Catherine was queen of France from 1547 to 1559. I know she brought about the Jardin de Tuileries next to the Louvre and the fabulous gardens at Luxembourg Palace, both gardens in Paris that I have enjoyed visiting frequently.


We couldn't go into the adorable cottage at one end of the gardens but we thought it looked like the perfect place to live.


Hi!
I don't always get someone to take a picture of me! It is important for you to be able to see the size of this flower arrangement compared to me. Keep this size in mind as you view the rest of all the bouquet photos. I guess I should warn you now...many flower arrangement photos ahead...ENJOY!


I loved every flower arrangement in this chateau. They were all made with gorgeous fresh flowers that sometimes looked too perfect to be real.


Please note the warm colors of this hallway and the tapestry that hangs on the wall. Every space of the public areas of this chateau was beautifully decorated.


One bedroom was so dramatically decorated in a dark wallpaper or painted motif. It was almost black but with this beautiful white stone fireplace...


...and a display of beautiful white orchids.


What are these flowers? They remind me of delphiniums.


And we think these stunning flowers are Amaryllis. 


A gigantic basket of Hydrangeas...


...adjacent to this room with the same pale aqua wallpaper.


And what are these flowers???


I know there are orchids in this basket but what are the bottle-brush shaped flowers with the lime green tips?


From this photo it is hard to appreciate the gigantic proportions of this cluster of orchids.


A bedroom fit for a king. Hanging on the wall behind the lilies is a tapestry...many of the bedrooms were lined with wall-to-wall tapestries. It made me feel so cozy.


And back to the first basket that I loved the most. I don't know what these are! Are they anemones? My best guess!


Where there is a chateau...there is a village that supports it....stay tuned for part III.

Monday, April 6, 2015

Chateau Chenonceau - Part I

Chateau Chenonceau blew my socks off! It is getting three separate blog posts for all the photos. This bridge castle spans the Cher river. It served as the primary residence for a king's mistress and two queens, whom each had a major hand in the chateau's construction and design. The entire place definitely reflects a woman's touch.


Immediately off the main entrance is a lovely small chapel.

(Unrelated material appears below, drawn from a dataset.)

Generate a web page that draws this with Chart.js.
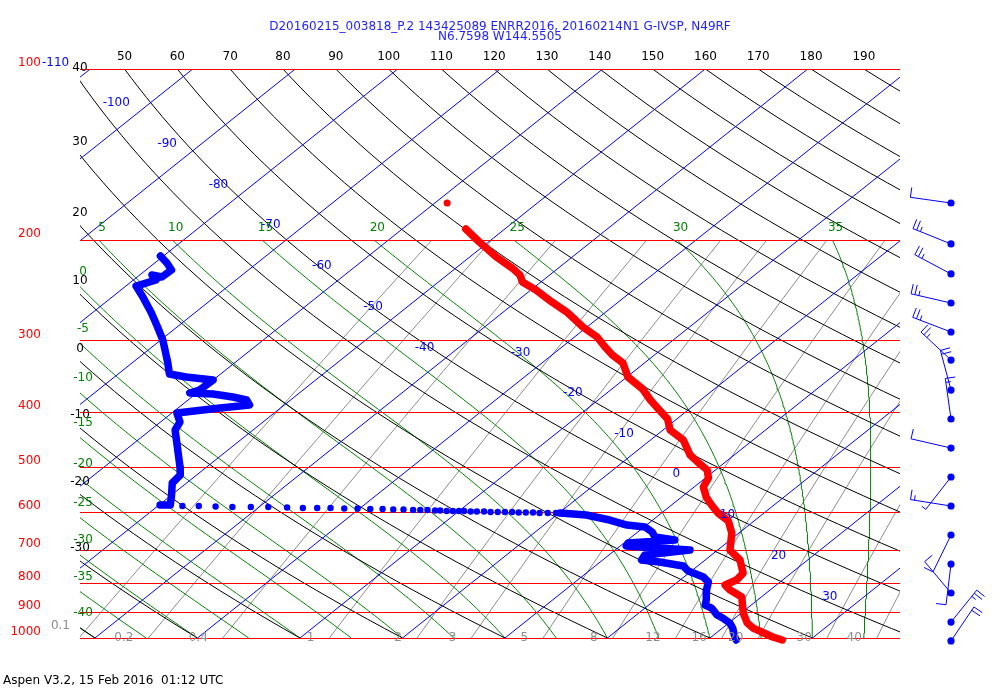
<!DOCTYPE html>
<html>
<head>
<meta charset="utf-8">
<title>Skew-T</title>
<script src="https://cdn.jsdelivr.net/npm/chart.js@4.4.0/dist/chart.umd.min.js"></script>
<style>
  html, body { margin: 0; padding: 0; background: #fff; }
  #wrap { width: 1000px; height: 700px; }
</style>
</head>
<body>
<div id="wrap"><canvas id="skewt" width="1000" height="700"></canvas></div>
<script>
// sounding: pressure (hPa) and temperature (degC)
const tempTopP = [172.0];
const tempTopT = [-58.8];
const tempP = [191.1, 201.4, 214.0, 223.8, 230.2, 236.8, 244.6, 256.7, 267.4, 284.1, 295.8, 308.0, 318.2, 328.6,
  347.8, 365.1, 381.7, 397.5, 412.2, 431.0, 448.8, 476.9, 490.6, 506.7, 523.4, 542.8, 565.2, 583.8, 603.0,
  622.9, 653.9, 700.5, 729.4, 768.9, 790.9, 807.1, 823.6, 847.3, 903.9, 941.1, 960.5, 996, 1008];
const tempT = [-53.8, -50.9, -47.4, -44.5, -42.9, -41.8, -39.5, -36.5, -33.8, -30.4, -27.8, -25.8, -24.1, -22.1,
  -19.9, -17.0, -14.9, -12.8, -10.9, -9.3, -6.8, -4.3, -2.7, -0.8, 0.3, 0.9, 2.4, 3.9, 5.5,
  7.5, 9.3, 11.2, 13.4, 15.3, 15.5, 15.0, 16.1, 18.1, 20.2, 21.8, 23.0, 26.0, 27.3];

const dewUpperP = [213.1, 219.3, 225.6, 232.0, 230.2, 234.9, 240.7, 251.6, 268.5, 284.1, 299.4, 328.6, 343.6,
  347.8, 352.0, 366.6, 371.0, 372.6, 377.1, 381.7, 389.5, 394.3, 402.4, 417.3, 431.0, 461.7, 500.6, 517.1,
  534.1, 560.7, 583.8, 583.8];
const dewUpperT = [-80.3, -78.8, -77.5, -77.6, -78.8, -77.8, -79.0, -77.0, -74.2, -71.9, -69.8, -66.5, -65.0,
  -63.0, -60.0, -60.1, -60.7, -58.3, -56.0, -54.3, -53.4, -55.9, -59.5, -58.1, -57.6, -55.3, -52.6, -51.6,
  -51.4, -50.0, -48.9, -49.9];

const dewDotP = [586.2, 586.2, 587.4, 588.6, 588.6, 588.6, 589.8, 591.0, 591.0, 591.0, 592.2, 592.2, 593.4,
  593.4, 594.6, 594.6, 595.8, 595.8, 595.8, 597.0, 597.0, 598.2, 598.2, 598.2, 598.2, 599.4, 599.4, 599.4,
  600.6, 600.6, 600.6, 600.6, 601.8, 601.8, 601.8, 603.0, 603.0, 603.0];
const dewDotT = [-47.6, -46.0, -44.3, -42.6, -40.8, -39.1, -37.2, -35.6, -34.2, -32.9, -31.5, -30.2, -28.9,
  -27.7, -26.6, -25.6, -24.6, -23.9, -23.2, -22.4, -21.9, -21.2, -20.6, -20.0, -19.5, -18.8, -18.2, -17.5,
  -16.8, -16.1, -15.4, -14.7, -14.0, -13.3, -12.6, -11.9, -11.1, -10.3];

const dewLowerP = [603.0, 607.9, 620.4, 633.1, 638.2, 651.2, 664.6, 672.7, 681.0, 689.3, 700.5, 714.8, 729.4,
  735.3, 747.3, 762.6, 781.3, 797.3, 823.6, 857.6, 875.2, 885.9, 911.3, 922.4, 941.1, 960.5, 996, 1008];
const dewLowerT = [-9.9, -7.1, -4.2, -1.9, 0.1, 1.4, 2.3, 4.6, 0.4, 0.6, 7.3, 3.5, 3.8,
  5.8, 8.6, 9.7, 11.9, 13.0, 13.8, 15.0, 15.5, 16.5, 17.9, 18.8, 20.1, 21.0, 22.3, 22.8];

// winds: pressure (hPa), direction (deg), speed (kt)
const windP = [172.0, 203.0, 229.2, 257.8, 289.9, 324.7, 366.6, 412.2, 463.6, 521.3, 586.2, 659.2, 741.3, 833.6, 937.4, 1012];
const windDir = [278, 292, 298, 283, 291, 313, 345, 352, 283, 218, 279, 206, 187, 320, 39, 34];
const windSpd = [10, 25, 25, 25, 25, 25, 20, 15, 10, 5, 15, 10, 10, 10, 25, 20];

// diagram lines and labels
const isobars = [100, 200, 300, 400, 500, 600, 700, 800, 900, 1000];
const isotherms = [-110, -100, -90, -80, -70, -60, -50, -40, -30, -20, -10, 0, 10, 20, 30];
const isothermLabelT = [-100, -90, -80, -70, -60, -50, -40, -30, -20, -10, 0, 10, 20, 30];
const isothermLabelP = [114.7, 135.5, 159.9, 188, 222, 262, 309, 315.6, 371, 438, 515, 608, 718, 847];
const dryAdiabats = [-40, -30, -20, -10, 0, 10, 20, 30, 40, 50, 60, 70, 80, 90, 100, 110, 120, 130, 140, 150, 160, 170, 180, 190, 200];
const dryTopLabels = [50, 60, 70, 80, 90, 100, 110, 120, 130, 140, 150, 160, 170, 180, 190];
const dryLeftLabels = [-30, -20, -10, 0, 10, 20, 30, 40];
const moistAdiabats = [-40, -35, -30, -25, -20, -15, -10, -5, 0, 5, 10, 15, 20, 25, 30, 35];
const mixRatios = [0.1, 0.2, 0.4, 1, 2, 3, 5, 8, 12, 16, 20, 30, 40];

const titleLines = ['D20160215_003818_P.2 143425089 ENRR2016, 20160214N1 G-IVSP, N49RF', 'N6.7598 W144.5505'];
const footer = 'Aspen V3.2, 15 Feb 2016  01:12 UTC';

const X_MIN = -41.46, X_MAX = 38.54;   // skewed temperature at the 1000 hPa edges
const SKEW = 30.2;                     // degC per unit of ln(p)
const KAPPA = 0.288;
const FONT = '12px "DejaVu Sans"';

function skewX(T, p) { return T + SKEW * Math.log(1000 / p); }
function pt(T, p) { return { x: skewX(T, p), y: p }; }

function logSteps(p0, p1, n) {
  const out = [];
  for (let i = 0; i <= n; i++) out.push(p0 * Math.pow(p1 / p0, i / n));
  return out;
}

function dryLine(theta) {
  return logSteps(100, 1000, 60).map(p => pt((theta + 273.15) * Math.pow(p / 1000, KAPPA) - 273.15, p));
}

function satMix(Tk, p) {
  const tc = Tk - 273.15;
  const es = 6.112 * Math.exp(17.67 * tc / (tc + 243.5));
  return 0.622 * es / (p - es);
}
function moistRate(Tk, p) {
  const rs = satMix(Tk, p);
  const Lv = 2.501e6;
  return (287.04 * Tk + Lv * rs) / (1005.7 + Lv * Lv * rs * 0.622 / (287.04 * Tk * Tk));
}
function moistLine(thw) {
  const pts = [];
  let Tk = thw + 273.15, lnp = Math.log(1000);
  const n = 160, h = (Math.log(200) - Math.log(1000)) / n;
  pts.push(pt(Tk - 273.15, 1000));
  for (let i = 0; i < n; i++) {
    const k1 = moistRate(Tk, Math.exp(lnp));
    const k2 = moistRate(Tk + h * k1, Math.exp(lnp + h));
    Tk += h * (k1 + k2) / 2;
    lnp += h;
    pts.push(pt(Tk - 273.15, Math.exp(lnp)));
  }
  return pts;
}

function mixTd(w, p) {
  const e = w * p / (622 + w);
  const l = Math.log(e / 6.112);
  return 243.5 * l / (17.67 - l);
}
function mixLine(w) {
  return logSteps(200, 1000, 20).map(p => pt(mixTd(w, p), p));
}

function zip(P, T) { return P.map((p, i) => pt(T[i], p)); }

function lineSet(data, color, order, width) {
  return { data, showLine: true, borderColor: color, borderWidth: width || 1, pointRadius: 0, fill: false, order, tension: 0 };
}

const datasets = [];
datasets.push({ data: zip(tempP, tempT), showLine: true, borderColor: '#ff0000', borderWidth: 7.5,
  borderCapStyle: 'round', borderJoinStyle: 'round', pointRadius: 0, order: 0, clip: false });
datasets.push({ data: zip(tempTopP, tempTopT), showLine: false, pointRadius: 3.5, pointBackgroundColor: '#ff0000',
  pointBorderWidth: 0, order: 0, clip: false });
datasets.push({ data: zip(dewUpperP, dewUpperT), showLine: true, borderColor: '#0000ff', borderWidth: 7.5,
  borderCapStyle: 'round', borderJoinStyle: 'round', pointRadius: 0, order: 0, clip: false });
datasets.push({ data: zip(dewDotP, dewDotT), showLine: false, pointRadius: 3.2, pointBackgroundColor: '#0000ff',
  pointBorderWidth: 0, order: 0, clip: false });
datasets.push({ data: zip(dewLowerP, dewLowerT), showLine: true, borderColor: '#0000ff', borderWidth: 7.5,
  borderCapStyle: 'round', borderJoinStyle: 'round', pointRadius: 0, order: 0, clip: false });
const FIRST_DRAWN_SOUNDING = datasets.length - 1;

isotherms.forEach(t => datasets.push(lineSet([pt(t, 100), pt(t, 1000)], '#0000ff', 2)));
dryAdiabats.forEach(th => datasets.push(lineSet(dryLine(th), '#000000', 3)));
const moistData = moistAdiabats.map(moistLine);
moistData.forEach(d => datasets.push(lineSet(d, '#008000', 4)));
mixRatios.forEach(w => datasets.push(lineSet(mixLine(w), '#8c8c8c', 5)));

// pressure where a line leaves through the left edge
function leftCross(points) {
  for (let i = 1; i < points.length; i++) {
    const a = points[i - 1], b = points[i];
    if ((a.x - X_MIN) * (b.x - X_MIN) <= 0 && a.x !== b.x) {
      const f = (X_MIN - a.x) / (b.x - a.x);
      return Math.exp(Math.log(a.y) + f * (Math.log(b.y) - Math.log(a.y)));
    }
  }
  return null;
}

function drawBarb(ctx, x0, y0, dir, spd) {
  const r = dir * Math.PI / 180;
  const ux = Math.sin(r), uy = -Math.cos(r);
  const bx = -uy, by = ux;
  const L = 41;
  ctx.beginPath();
  ctx.moveTo(x0, y0);
  ctx.lineTo(x0 + ux * L, y0 + uy * L);
  let pos = L, left = spd;
  while (left >= 10) {
    const sx = x0 + ux * pos, sy = y0 + uy * pos;
    ctx.moveTo(sx, sy);
    ctx.lineTo(sx + bx * 10, sy + by * 10);
    pos -= 4; left -= 10;
  }
  if (left >= 5) {
    const sx = x0 + ux * pos, sy = y0 + uy * pos;
    ctx.moveTo(sx, sy);
    ctx.lineTo(sx + bx * 5, sy + by * 5);
  }
  ctx.stroke();
  ctx.beginPath();
  ctx.arc(x0, y0, 3.6, 0, Math.PI * 2);
  ctx.fill();
}

// isobars go on top of the grid, under the sounding traces
const isobarPlugin = {
  id: 'isobars',
  beforeDatasetDraw(chart, args) {
    if (args.index !== FIRST_DRAWN_SOUNDING) return;
    const ctx = chart.ctx, area = chart.chartArea, ys = chart.scales.y;
    ctx.save();
    ctx.strokeStyle = '#ff0000';
    ctx.lineWidth = 1;
    ctx.beginPath();
    isobars.forEach(p => {
      const y = Math.round(ys.getPixelForValue(p)) + 0.5;
      ctx.moveTo(area.left, y);
      ctx.lineTo(area.right, y);
    });
    ctx.stroke();
    ctx.restore();
  }
};

const labelPlugin = {
  id: 'skewtLabels',
  afterDraw(chart) {
    const ctx = chart.ctx;
    const xs = chart.scales.x, ys = chart.scales.y;
    const area = chart.chartArea;
    const X = v => xs.getPixelForValue(v);
    const Y = v => ys.getPixelForValue(v);
    ctx.save();
    ctx.font = FONT;
    ctx.textBaseline = 'middle';

    // title and footer
    ctx.fillStyle = '#1f1fff';
    ctx.textAlign = 'center';
    ctx.fillText(titleLines[0], 500, 27);
    ctx.fillText(titleLines[1], 500, 37);
    ctx.fillStyle = '#000000';
    ctx.textAlign = 'left';
    ctx.fillText(footer, 3, 681);

    // pressure labels
    ctx.fillStyle = '#ff0000';
    ctx.textAlign = 'right';
    isobars.forEach(p => ctx.fillText(String(p), area.left - 39, Y(p) - 6));
    ctx.fillStyle = '#0000ff';
    ctx.textAlign = 'left';
    ctx.fillText(String(isotherms[0]), area.left - 38, Y(100) - 6);

    // isotherm labels
    ctx.textAlign = 'center';
    isothermLabelT.forEach((t, i) => {
      const p = isothermLabelP[i];
      ctx.fillText(String(t), X(skewX(t, p)) - 34, Y(p));
    });

    // dry adiabat labels
    ctx.fillStyle = '#000000';
    dryTopLabels.forEach(th => {
      const T = (th + 273.15) * Math.pow(0.1, KAPPA) - 273.15;
      ctx.fillText(String(th), X(skewX(T, 100)), area.top - 12);
    });
    dryLeftLabels.forEach(th => {
      const p = leftCross(dryLine(th));
      if (p) ctx.fillText(String(th), area.left, Y(p) - 13);
    });

    // moist adiabat labels
    ctx.fillStyle = '#008000';
    moistAdiabats.forEach((thw, i) => {
      const d = moistData[i];
      if (thw > 0) {
        const last = d[d.length - 1];
        ctx.fillText(String(thw), X(last.x) + 3, Y(200) - 12);
      } else {
        const p = leftCross(d);
        if (p) ctx.fillText(String(thw), area.left + 3, Y(p) - 15);
      }
    });

    // mixing ratio labels
    ctx.fillStyle = '#8c8c8c';
    ctx.textAlign = 'right';
    mixRatios.forEach(w => {
      const xp = X(skewX(mixTd(w, 1000), 1000)) - 15;
      if (xp < area.left + 10) ctx.fillText(String(w), area.left - 10, Y(1000) - 12);
      else ctx.fillText(String(w), xp, Y(1000));
    });

    // wind barbs
    ctx.strokeStyle = '#0000ff';
    ctx.fillStyle = '#0000ff';
    ctx.lineWidth = 1;
    windP.forEach((p, i) => drawBarb(ctx, area.right + 51, Y(p), windDir[i], windSpd[i]));
    ctx.restore();
  }
};

new Chart(document.getElementById('skewt'), {
  type: 'scatter',
  data: { datasets },
  options: {
    responsive: false,
    animation: false,
    devicePixelRatio: 1,
    events: [],
    layout: { padding: { left: 80, right: 100, top: 69, bottom: 62 } },
    plugins: { legend: { display: false }, tooltip: { enabled: false } },
    scales: {
      x: { type: 'linear', display: false, min: X_MIN, max: X_MAX },
      y: { type: 'logarithmic', display: false, reverse: true, min: 100, max: 1000 }
    }
  },
  plugins: [isobarPlugin, labelPlugin]
});
</script>
</body>
</html>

I just never get tired of stained glass windows...kind of like quilts!


This gorgeous tiled hall spans the river.


The first of many incredible fresh floral bouquets.


We hit a maze of several small rooms that served as the kitchen for the chateau when it was a hospital during WW I. This is part of the butcher's space. Hooks to hang the meat, knives easily accessible on the walls and a well-used butcher's block table.


A fireplace...one of three in the kitchen.


A charming work room...decorated for Easter and spring.


Just a few copper pots stored above one of the doorways. Look at the ceiling details. So charming. It was like walking through a fairy tale castle.


Still in the same room.


Another work room...also decorated for Easter.


Again...the same small workroom of the kitchen. There were two of these rooms flanking the main kitchen entrance.


Maybe you need to see the Easter table decorations from another angle...adorable!


Here's the serious cook room...just enough room for this massive stove which was also brought in for use during WWI when the chateau was a hospital.


And a fireplace set up for roasting meat behind the massive stove.


Then we were off to explore the other rooms of the chateau. I hope you like dramatic floral arrangements. These photos just manage to capture a tiny bit of the effect these large bouquets had throughout the chateau. I would definitely spend lots of money on fresh flowers if my budget wasn't already dedicated to batik fabric!


This portrait of Louis the XIV looks like it was stolen right out of Versailles. Even I have to admit it is incredible. A dramatic frame is as important as the quilting design to a quilt top.


I thought it was special to have a dozen roses...nope...more like 80-plus in this arrangement. And they were large roses! Bigger is better.